When it comes to figuring out what to pay certain classes of employees, this will involve some negotiations, says He.
“When we measure the contribution, we see the past performance experience and their qualification and the ability, so on and so forth and also the outcome of the work could be evaluated. If the employees are in charge of sales, then we can use the volume of the sales, that is quite straightforward, there’s no controversy. But the controversy is how to share the pie between the sales managers and the sales employees; there’s some tricky points that are subject to negotiation.”
The message to boards of directors is clear, according to He.
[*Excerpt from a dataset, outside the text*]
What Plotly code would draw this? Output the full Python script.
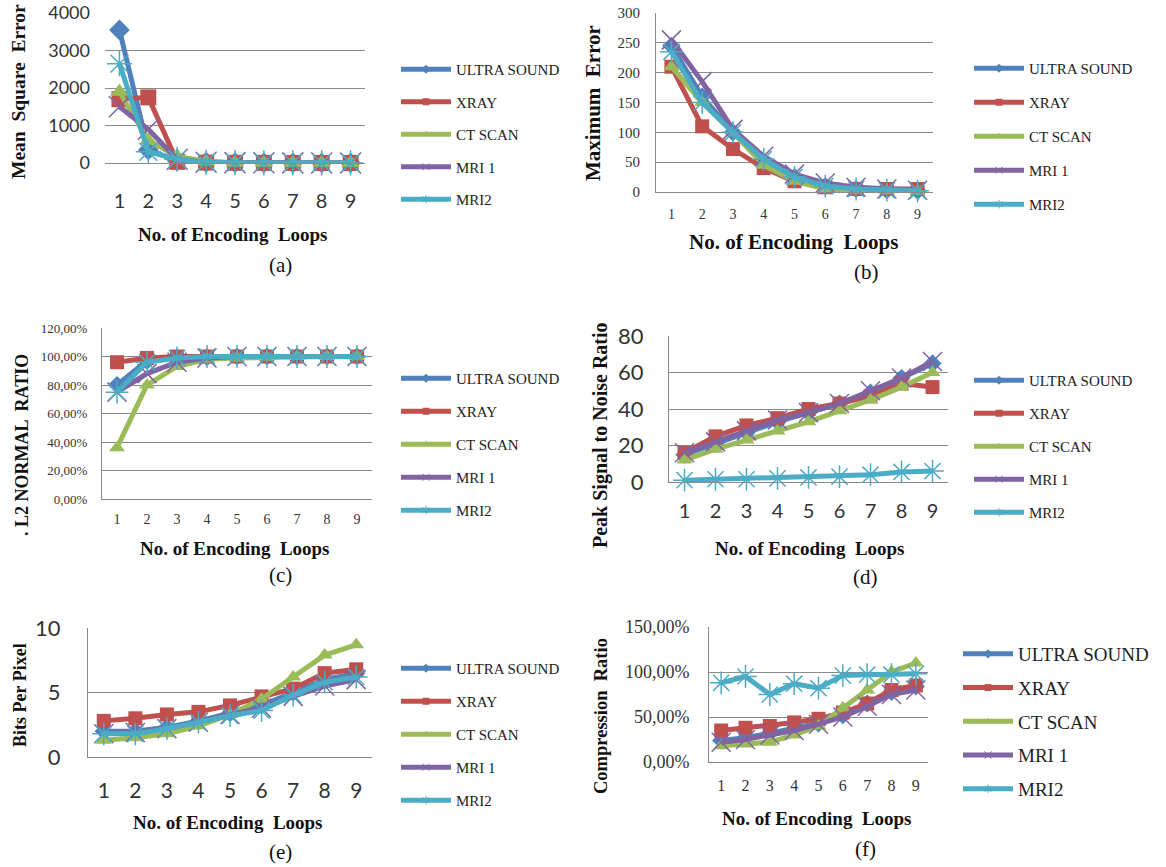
import plotly.graph_objects as go

W, H = 1166, 867

loops = [1, 2, 3, 4, 5, 6, 7, 8, 9]
series_names = ["ULTRA SOUND", "XRAY", "CT SCAN", "MRI 1", "MRI2"]

# (a) Mean Square Error
mse_us = [3550, 350, 60, 20, 10, 5, 3, 2, 1]
mse_xray = [1700, 1750, 30, 10, 5, 3, 2, 1, 1]
mse_ct = [1900, 600, 180, 40, 10, 5, 3, 2, 1]
mse_mri1 = [1500, 900, 100, 20, 10, 5, 3, 2, 1]
mse_mri2 = [2650, 300, 100, 20, 10, 5, 3, 2, 1]

# (b) Maximum Error
me_us = [245, 160, 100, 50, 25, 10, 5, 3, 2]
me_xray = [210, 110, 72, 40, 18, 8, 5, 5, 5]
me_ct = [210, 150, 100, 45, 18, 5, 3, 2, 1]
me_mri1 = [255, 185, 105, 60, 30, 15, 8, 5, 3]
me_mri2 = [235, 150, 100, 55, 25, 10, 5, 3, 2]

# (c) L2 normal ratio (%)
l2_us = [80, 97, 99, 99.5, 100, 100, 100, 100, 100]
l2_xray = [96, 99, 100, 100, 100, 100, 100, 100, 100]
l2_ct = [36, 80, 93, 98, 99, 99.5, 100, 100, 100]
l2_mri1 = [75, 88, 96, 99, 100, 100, 100, 100, 100]
l2_mri2 = [75, 96, 99, 100, 100, 100, 100, 100, 100]
l2_ticks = [0, 20, 40, 60, 80, 100, 120]
l2_ticktext = ["0,00%", "20,00%", "40,00%", "60,00%", "80,00%", "100,00%", "120,00%"]

# (d) PSNR
psnr_us = [15, 21, 27, 33, 38, 43, 49, 57, 65]
psnr_xray = [16, 25, 31, 35, 40, 43, 47, 54, 52]
psnr_ct = [12, 18, 23, 28, 33, 39, 45, 52, 60]
psnr_mri1 = [16, 22, 28, 34, 38, 43, 50, 57, 66]
psnr_mri2 = [1, 1.5, 1.5, 2, 2.5, 3, 4, 5.5, 6]

# (e) Bits per pixel
bpp_us = [2.0, 2.0, 2.3, 2.8, 3.4, 4.0, 5.0, 6.0, 6.5]
bpp_xray = [2.8, 3.0, 3.3, 3.5, 4.0, 4.7, 5.3, 6.5, 6.8]
bpp_ct = [1.3, 1.5, 1.8, 2.4, 3.3, 4.5, 6.2, 7.9, 8.7]
bpp_mri1 = [1.8, 1.9, 2.2, 2.7, 3.3, 3.8, 4.7, 5.5, 6.0]
bpp_mri2 = [1.8, 1.8, 2.2, 2.7, 3.2, 3.6, 4.8, 5.8, 6.2]

# (f) Compression ratio (%)
cr_us = [24, 27, 32, 37, 43, 52, 65, 78, 84]
cr_xray = [35, 38, 40, 44, 48, 55, 65, 80, 85]
cr_ct = [18, 20, 22, 30, 40, 60, 80, 100, 110]
cr_mri1 = [22, 25, 30, 35, 42, 50, 62, 75, 80]
cr_mri2 = [88, 95, 75, 87, 82, 96, 97, 97, 98]
cr_ticks = [0, 50, 100, 150]
cr_ticktext = ["0,00%", "50,00%", "100,00%", "150,00%"]

colors = ["#4F81BD", "#C0504D", "#9BBB59", "#8064A2", "#4BACC6"]
symbols = ["diamond", "square", "triangle-up", "x-thin", "asterisk"]

SERIF = "Liberation Serif"
SANS = "Lato"
GRID = "#8a8a8a"


def px(x):
    return x / W


def py(y):
    return 1 - y / H


fig = go.Figure()

panels = [
    dict(data=[mse_us, mse_xray, mse_ct, mse_mri1, mse_mri2], x0=105, x1=365, y0=13, y1=163,
         yr=[0, 4000], tv=[0, 1000, 2000, 3000, 4000], tt=None, yfont=(SANS, 18), xfont=(SANS, 20),
         ysoff=14, xlen=20, yline=False, msize=16, lw=5,
         ytitle="Mean  Square  Error", ytx=18, yty=92, ytsize=19.5,
         xtitle="No. of Encoding  Loops", xtx=233, xty=234, xtsize=19,
         lab="(a)", lx=280, ly=265,
         leg=dict(x=396, y=53, size=15, gap=10)),
    dict(data=[me_us, me_xray, me_ct, me_mri1, me_mri2], x0=656, x1=933, y0=13, y1=192,
         yr=[0, 300], tv=[0, 50, 100, 150, 200, 250, 300], tt=None, yfont=(SERIF, 15), xfont=(SERIF, 14),
         ysoff=12, xlen=9, yline=True, msize=14, lw=5,
         ytitle="Maximum  Error", ytx=593, yty=103, ytsize=21,
         xtitle="No. of Encoding  Loops", xtx=793, xty=242, xtsize=21,
         lab="(b)", lx=866, ly=272,
         leg=dict(x=969, y=52, size=15, gap=11.5)),
    dict(data=[l2_us, l2_xray, l2_ct, l2_mri1, l2_mri2], x0=102, x1=372, y0=328, y1=499,
         yr=[0, 120], tv=l2_ticks, tt=l2_ticktext, yfont=(SERIF, 13), xfont=(SERIF, 14),
         ysoff=11, xlen=7, yline=True, msize=14, lw=5,
         ytitle=". L2 NORMAL  RATIO", ytx=22, yty=445, ytsize=18,
         xtitle="No. of Encoding  Loops", xtx=235, xty=548, xtsize=19,
         lab="(c)", lx=280, ly=575,
         leg=dict(x=396, y=362, size=15, gap=10.5)),
    dict(data=[psnr_us, psnr_xray, psnr_ct, psnr_mri1, psnr_mri2], x0=669, x1=948, y0=336, y1=482,
         yr=[0, 80], tv=[0, 20, 40, 60, 80], tt=None, yfont=(SANS, 22), xfont=(SANS, 20),
         ysoff=20, xlen=11, yline=True, msize=14, lw=5,
         ytitle="Peak Signal to Noise Ratio", ytx=600, yty=435, ytsize=20,
         xtitle="No. of Encoding  Loops", xtx=810, xty=548, xtsize=19,
         lab="(d)", lx=865, ly=577,
         leg=dict(x=969, y=364, size=15, gap=10.5)),
    dict(data=[bpp_us, bpp_xray, bpp_ct, bpp_mri1, bpp_mri2], x0=88, x1=372, y0=628, y1=757,
         yr=[0, 10], tv=[0, 5, 10], tt=None, yfont=(SANS, 22), xfont=(SANS, 21),
         ysoff=22, xlen=15, yline=True, msize=14, lw=5,
         ytitle="Bits Per Pixel", ytx=20, yty=695, ytsize=18,
         xtitle="No. of Encoding  Loops", xtx=228, xty=822, xtsize=19,
         lab="(e)", lx=280, ly=852,
         leg=dict(x=396, y=652, size=15, gap=10.5)),
    dict(data=[cr_us, cr_xray, cr_ct, cr_mri1, cr_mri2], x0=709, x1=928, y0=627, y1=762,
         yr=[0, 150], tv=cr_ticks, tt=cr_ticktext, yfont=(SERIF, 18), xfont=(SERIF, 16),
         ysoff=15, xlen=9, yline=True, msize=14, lw=5,
         ytitle="Compression  Ratio", ytx=601, yty=716, ytsize=18.5,
         xtitle="No. of Encoding  Loops", xtx=817, xty=818, xtsize=19,
         lab="(f)", lx=865, ly=849,
         leg=dict(x=958, y=635, size=19, gap=6)),
]

layout = dict(
    width=W, height=H, margin=dict(l=0, r=0, t=0, b=0, pad=0, autoexpand=False),
    paper_bgcolor="white", plot_bgcolor="white",
    showlegend=True, annotations=[],
)

for i, p in enumerate(panels):
    n = i + 1
    xa = "xaxis" if n == 1 else f"xaxis{n}"
    ya = "yaxis" if n == 1 else f"yaxis{n}"
    xref = "x" if n == 1 else f"x{n}"
    yref = "y" if n == 1 else f"y{n}"
    legname = "legend" if n == 1 else f"legend{n}"

    for j, vals in enumerate(p["data"]):
        thin = symbols[j] in ("x-thin", "asterisk")
        fig.add_trace(go.Scatter(
            x=loops, y=vals, name=series_names[j],
            mode="lines+markers", xaxis=xref, yaxis=yref, showlegend=False,
            line=dict(color=colors[j], width=p["lw"]),
            marker=dict(symbol=symbols[j], size=p["msize"] + (5 if thin else 0), color=colors[j],
                        line=dict(color=colors[j], width=1.5 if thin else 0)),
            cliponaxis=False,
        ))
    # legend entries (small markers as in the original)
    for j in range(len(series_names)):
        thin = symbols[j] in ("x-thin", "asterisk")
        fig.add_trace(go.Scatter(
            x=[None], y=[None], name=series_names[j], mode="lines+markers",
            xaxis=xref, yaxis=yref, legend=legname, legendgroup=f"g{n}_{j}",
            line=dict(color=colors[j], width=5),
            marker=dict(symbol=symbols[j], size=7, color=colors[j],
                        line=dict(color=colors[j], width=1 if thin else 0)),
        ))

    layout[xa] = dict(
        domain=[px(p["x0"]), px(p["x1"])], anchor=yref, range=[0.5, 9.5],
        tickvals=loops, showgrid=False, zeroline=False, showline=True, automargin=False,
        linecolor=GRID, linewidth=1, ticks="outside", ticklen=p["xlen"],
        tickcolor="rgba(0,0,0,0)",
        tickfont=dict(family=p["xfont"][0], size=p["xfont"][1], color="#333333"),
    )
    yd = dict(
        domain=[py(p["y1"]), py(p["y0"])], anchor=xref, range=p["yr"], automargin=False,
        tickvals=p["tv"], showgrid=True, gridcolor=GRID, gridwidth=1, zeroline=False,
        showline=p["yline"], linecolor=GRID, linewidth=1, ticks="",
        tickfont=dict(family=p["yfont"][0], size=p["yfont"][1], color="#333333"),
        ticklabelstandoff=p["ysoff"],
    )
    if p["tt"] is not None:
        yd["ticktext"] = p["tt"]
    layout[ya] = yd

    lg = p["leg"]
    layout[legname] = dict(
        x=px(lg["x"]), y=py(lg["y"]), xanchor="left", yanchor="top",
        bgcolor="rgba(0,0,0,0)", font=dict(family=SERIF, size=lg["size"], color="#222222"),
        itemwidth=50, traceorder="grouped", tracegroupgap=lg["gap"],
        itemclick=False, itemdoubleclick=False,
    )

    layout["annotations"] += [
        dict(text=f"<b>{p['ytitle']}</b>", x=px(p["ytx"]), y=py(p["yty"]), xref="paper", yref="paper",
             textangle=-90, showarrow=False, font=dict(family=SERIF, size=p["ytsize"], color="#111111"),
             xanchor="center", yanchor="middle"),
        dict(text=f"<b>{p['xtitle']}</b>", x=px(p["xtx"]), y=py(p["xty"]), xref="paper", yref="paper",
             showarrow=False, font=dict(family=SERIF, size=p["xtsize"], color="#111111"),
             xanchor="center", yanchor="middle"),
        dict(text=p["lab"], x=px(p["lx"]), y=py(p["ly"]), xref="paper", yref="paper",
             showarrow=False, font=dict(family=SERIF, size=21, color="#111111"),
             xanchor="center", yanchor="middle"),
    ]

fig.update_layout(**layout)
fig.write_html("out.html", config={"displayModeBar": False},
               post_script="document.body.style.margin='0';")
“One thing is sure: If the gap is too large, the overall performance will decrease so the relationship between the pay gap and the firm performance firstly increases and then decreases. That is the qualitative message to the compensation committee and the executives.”
The tough labour market could equal to higher compensation in 2022, according to one survey and almost 90 per cent of workers asked in another survey said how they were treated as workers matters more than pay.